Finn helps finance rebirth of Flying Nun cult record label
Music legend Neil Finn is the new part-owner of Flying Nun, having put up funds to help its founder buy back the cult New Zealand record label from an American music giant.
Finn, his wife Sharon and a business partner together own a quarter of the label, which founder Roger Shepherd re-acquired from Warners in December.
"I always admired what Roger managed to achieve with Flying Nun and I love a lot of the music," said Finn. "With him back in charge, I hope the catalogue is once again given the love and attention it deserves and that he gets a chance to work with some brilliant new talent because he's got such great ears."
Shepherd, who is the sole director and also owns a quarter of the new Flying Nun, approached Finn last year when looking for investors to help fund his bid to resurrect the acclaimed label to its former glory.
He said although Finn would not have a hands-on, day-to-day involvement, his expertise would inevitably be called on. "He represents an experience and insight into the industry that's not matched by anyone else in this country, because of the success he's had internationally."

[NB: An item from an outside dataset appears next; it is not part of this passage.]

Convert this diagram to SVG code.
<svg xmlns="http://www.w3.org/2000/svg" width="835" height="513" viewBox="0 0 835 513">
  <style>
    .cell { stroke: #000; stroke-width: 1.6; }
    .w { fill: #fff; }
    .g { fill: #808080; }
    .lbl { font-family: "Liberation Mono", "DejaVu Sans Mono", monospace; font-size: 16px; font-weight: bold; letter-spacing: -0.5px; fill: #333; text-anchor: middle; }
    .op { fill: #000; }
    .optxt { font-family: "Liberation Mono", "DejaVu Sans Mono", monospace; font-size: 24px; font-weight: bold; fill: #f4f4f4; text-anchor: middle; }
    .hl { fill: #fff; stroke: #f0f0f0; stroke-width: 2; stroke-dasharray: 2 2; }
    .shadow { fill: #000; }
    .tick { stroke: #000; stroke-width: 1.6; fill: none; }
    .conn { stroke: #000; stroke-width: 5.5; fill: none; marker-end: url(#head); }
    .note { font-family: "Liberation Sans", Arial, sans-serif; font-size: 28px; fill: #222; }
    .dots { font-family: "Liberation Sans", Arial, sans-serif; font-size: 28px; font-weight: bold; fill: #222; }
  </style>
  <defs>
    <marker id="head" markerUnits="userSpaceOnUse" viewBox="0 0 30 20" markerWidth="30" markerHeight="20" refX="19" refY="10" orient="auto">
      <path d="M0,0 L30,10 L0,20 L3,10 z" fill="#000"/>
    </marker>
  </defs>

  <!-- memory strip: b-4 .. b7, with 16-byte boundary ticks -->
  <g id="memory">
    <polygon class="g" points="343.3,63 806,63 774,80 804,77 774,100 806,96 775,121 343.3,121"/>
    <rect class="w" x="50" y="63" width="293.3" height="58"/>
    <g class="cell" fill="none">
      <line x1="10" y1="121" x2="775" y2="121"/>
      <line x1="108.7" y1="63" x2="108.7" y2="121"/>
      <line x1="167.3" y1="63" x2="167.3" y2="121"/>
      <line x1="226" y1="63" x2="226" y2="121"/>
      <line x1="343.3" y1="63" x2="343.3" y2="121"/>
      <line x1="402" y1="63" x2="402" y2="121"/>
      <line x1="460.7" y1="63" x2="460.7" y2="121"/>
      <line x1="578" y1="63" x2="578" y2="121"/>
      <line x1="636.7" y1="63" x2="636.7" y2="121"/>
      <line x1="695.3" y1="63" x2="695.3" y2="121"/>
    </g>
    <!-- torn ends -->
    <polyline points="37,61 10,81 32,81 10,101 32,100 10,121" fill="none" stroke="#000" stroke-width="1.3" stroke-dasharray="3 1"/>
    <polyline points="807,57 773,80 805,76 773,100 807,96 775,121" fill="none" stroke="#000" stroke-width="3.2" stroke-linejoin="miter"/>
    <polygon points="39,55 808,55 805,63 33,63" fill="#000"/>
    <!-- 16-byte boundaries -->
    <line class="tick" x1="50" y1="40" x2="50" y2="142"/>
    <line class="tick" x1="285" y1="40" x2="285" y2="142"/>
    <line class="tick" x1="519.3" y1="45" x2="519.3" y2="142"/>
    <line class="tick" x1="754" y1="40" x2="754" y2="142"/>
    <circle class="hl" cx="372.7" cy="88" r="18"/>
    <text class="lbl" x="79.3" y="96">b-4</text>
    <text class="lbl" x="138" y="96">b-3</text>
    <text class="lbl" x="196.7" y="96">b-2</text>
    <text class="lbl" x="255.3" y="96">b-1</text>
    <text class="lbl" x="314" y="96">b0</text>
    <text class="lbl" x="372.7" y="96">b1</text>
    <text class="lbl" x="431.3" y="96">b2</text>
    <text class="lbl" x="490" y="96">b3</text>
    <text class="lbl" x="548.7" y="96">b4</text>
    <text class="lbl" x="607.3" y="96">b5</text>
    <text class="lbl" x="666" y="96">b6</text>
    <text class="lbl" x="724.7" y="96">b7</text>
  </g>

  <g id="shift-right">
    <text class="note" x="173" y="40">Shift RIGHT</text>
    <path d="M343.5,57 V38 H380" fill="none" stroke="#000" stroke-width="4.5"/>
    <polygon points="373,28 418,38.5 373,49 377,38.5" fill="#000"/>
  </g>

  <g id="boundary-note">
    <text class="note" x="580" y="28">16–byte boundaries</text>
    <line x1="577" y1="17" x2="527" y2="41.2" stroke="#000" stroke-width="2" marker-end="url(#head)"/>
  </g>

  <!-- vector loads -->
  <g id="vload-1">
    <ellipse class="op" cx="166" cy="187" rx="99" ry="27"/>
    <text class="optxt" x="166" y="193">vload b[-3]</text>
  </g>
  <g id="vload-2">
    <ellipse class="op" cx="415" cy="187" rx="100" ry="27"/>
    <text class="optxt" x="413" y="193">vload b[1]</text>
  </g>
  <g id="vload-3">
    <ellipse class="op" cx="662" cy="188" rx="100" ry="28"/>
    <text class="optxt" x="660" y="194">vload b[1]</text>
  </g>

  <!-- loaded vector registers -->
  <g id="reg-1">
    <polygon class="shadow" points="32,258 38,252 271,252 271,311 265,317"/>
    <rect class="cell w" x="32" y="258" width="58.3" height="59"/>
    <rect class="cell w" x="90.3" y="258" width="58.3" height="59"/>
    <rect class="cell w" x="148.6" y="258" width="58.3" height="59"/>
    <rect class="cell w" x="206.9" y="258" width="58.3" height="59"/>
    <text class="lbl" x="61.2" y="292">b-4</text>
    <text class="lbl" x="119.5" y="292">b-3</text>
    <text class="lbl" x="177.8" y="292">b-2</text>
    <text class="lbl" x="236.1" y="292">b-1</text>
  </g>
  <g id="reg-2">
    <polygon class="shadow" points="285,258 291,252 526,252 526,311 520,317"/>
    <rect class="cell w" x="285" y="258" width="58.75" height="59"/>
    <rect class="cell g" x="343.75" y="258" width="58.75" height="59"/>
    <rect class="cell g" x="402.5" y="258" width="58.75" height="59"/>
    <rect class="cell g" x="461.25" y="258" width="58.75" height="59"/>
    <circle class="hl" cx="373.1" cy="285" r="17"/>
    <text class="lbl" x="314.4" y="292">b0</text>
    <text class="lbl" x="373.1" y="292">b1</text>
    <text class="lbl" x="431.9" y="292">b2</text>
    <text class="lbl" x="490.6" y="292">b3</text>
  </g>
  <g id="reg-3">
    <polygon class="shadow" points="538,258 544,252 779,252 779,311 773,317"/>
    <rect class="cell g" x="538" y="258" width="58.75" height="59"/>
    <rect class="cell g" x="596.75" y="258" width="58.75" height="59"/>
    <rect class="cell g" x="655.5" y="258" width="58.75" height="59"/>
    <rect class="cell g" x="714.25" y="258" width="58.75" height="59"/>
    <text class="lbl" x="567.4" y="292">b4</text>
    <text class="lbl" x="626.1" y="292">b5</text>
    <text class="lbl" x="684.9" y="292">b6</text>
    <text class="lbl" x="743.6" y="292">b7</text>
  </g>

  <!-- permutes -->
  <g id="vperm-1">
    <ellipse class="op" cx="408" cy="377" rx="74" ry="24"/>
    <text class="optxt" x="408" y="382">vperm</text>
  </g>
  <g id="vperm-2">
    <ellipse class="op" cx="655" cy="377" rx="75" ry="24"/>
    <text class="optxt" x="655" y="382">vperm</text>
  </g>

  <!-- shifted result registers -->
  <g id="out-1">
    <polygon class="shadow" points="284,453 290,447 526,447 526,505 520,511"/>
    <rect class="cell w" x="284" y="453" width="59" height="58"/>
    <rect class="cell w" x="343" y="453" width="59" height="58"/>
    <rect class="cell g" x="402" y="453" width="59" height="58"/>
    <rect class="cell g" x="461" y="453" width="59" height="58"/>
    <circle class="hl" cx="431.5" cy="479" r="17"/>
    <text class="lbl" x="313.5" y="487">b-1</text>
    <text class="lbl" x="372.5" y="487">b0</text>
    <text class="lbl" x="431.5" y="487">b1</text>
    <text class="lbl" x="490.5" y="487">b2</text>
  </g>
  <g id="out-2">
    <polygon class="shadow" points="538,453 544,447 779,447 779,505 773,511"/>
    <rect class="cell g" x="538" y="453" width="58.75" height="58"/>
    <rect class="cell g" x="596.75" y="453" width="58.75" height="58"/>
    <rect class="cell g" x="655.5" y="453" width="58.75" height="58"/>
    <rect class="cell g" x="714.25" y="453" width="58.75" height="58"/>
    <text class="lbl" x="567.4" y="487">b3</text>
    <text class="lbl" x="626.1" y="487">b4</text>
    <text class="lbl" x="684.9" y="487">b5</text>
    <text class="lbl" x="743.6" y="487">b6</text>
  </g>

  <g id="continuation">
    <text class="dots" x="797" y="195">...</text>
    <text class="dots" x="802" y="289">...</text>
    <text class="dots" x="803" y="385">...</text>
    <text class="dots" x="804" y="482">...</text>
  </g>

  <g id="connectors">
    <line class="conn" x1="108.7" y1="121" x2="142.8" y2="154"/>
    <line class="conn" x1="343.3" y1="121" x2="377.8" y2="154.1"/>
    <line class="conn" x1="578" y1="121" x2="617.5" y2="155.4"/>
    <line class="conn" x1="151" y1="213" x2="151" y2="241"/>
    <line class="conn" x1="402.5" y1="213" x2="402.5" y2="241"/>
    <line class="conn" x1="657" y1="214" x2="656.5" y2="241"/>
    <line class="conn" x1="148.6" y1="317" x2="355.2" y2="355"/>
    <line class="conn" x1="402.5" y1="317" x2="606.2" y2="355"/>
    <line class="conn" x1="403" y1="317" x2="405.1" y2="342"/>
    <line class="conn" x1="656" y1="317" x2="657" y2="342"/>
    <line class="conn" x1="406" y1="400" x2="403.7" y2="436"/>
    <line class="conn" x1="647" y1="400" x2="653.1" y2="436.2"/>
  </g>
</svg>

While Finn's chart-friendly career and the underground Flying Nun tradition were two apparently distinct strands of New Zealand music, there had always been points of connection, he said. Finn would regularly call by Flying Nun's offices to listen to new music during its heyday, and his son Liam's first band was signed to the label.
Shepherd founded Flying Nun in Christchurch in 1981, growing a stable of influential bands which included the Clean, Chills and Straitjacket Fits, before leaving in 1999, vowing never to work in the industry again. The news last year he had rescued the label from the indifferent stewardship of an American recording giant was warmly received by fans.
But his 11th-hour decision to cut out local record label owner Ben Howe from the deal, scuppering a two-year "gentleman's agreement" to purchase the label together, led to a rift between the men and prompted others in the industry to urge them to resolve their differences.
Howe, the founder of Auckland-based independent label Arch Hill Records, has been blogging about the failed partnership. He says he "put considerable time, expertise and cash" into the proposal since learning in 2007 that Warners was open to selling the label. The pair agreed Shepherd would front the talks with Warner, while Howe would do the budgets, fund the expenses and help reintroduce Shepherd to the industry, in which "a lot had changed in the 10 years he had been away".
Howe had been blindsided by a call from Shepherd last November, on the day he had flown him from Wellington for talks with Warner. "He said he was doing it on his own," said Howe. "It was a business decision and he wanted to look after his own interests."
Shepherd said the failed partnership was "really unfortunate" and offered to reimburse the funds Howe had invested in the partnership, which were "not substantial". "I know I managed it badly. Ben's got a right to be upset. But at the end of the day, it was a rather unfortunate, ugly commercial decision that had to be made."
He said he felt the pair were working towards a reconciliation, and did not believe their labels would be in competition. "I'd like to think we'll help each other sell each other's music, which is the way music-orientated record companies work these days."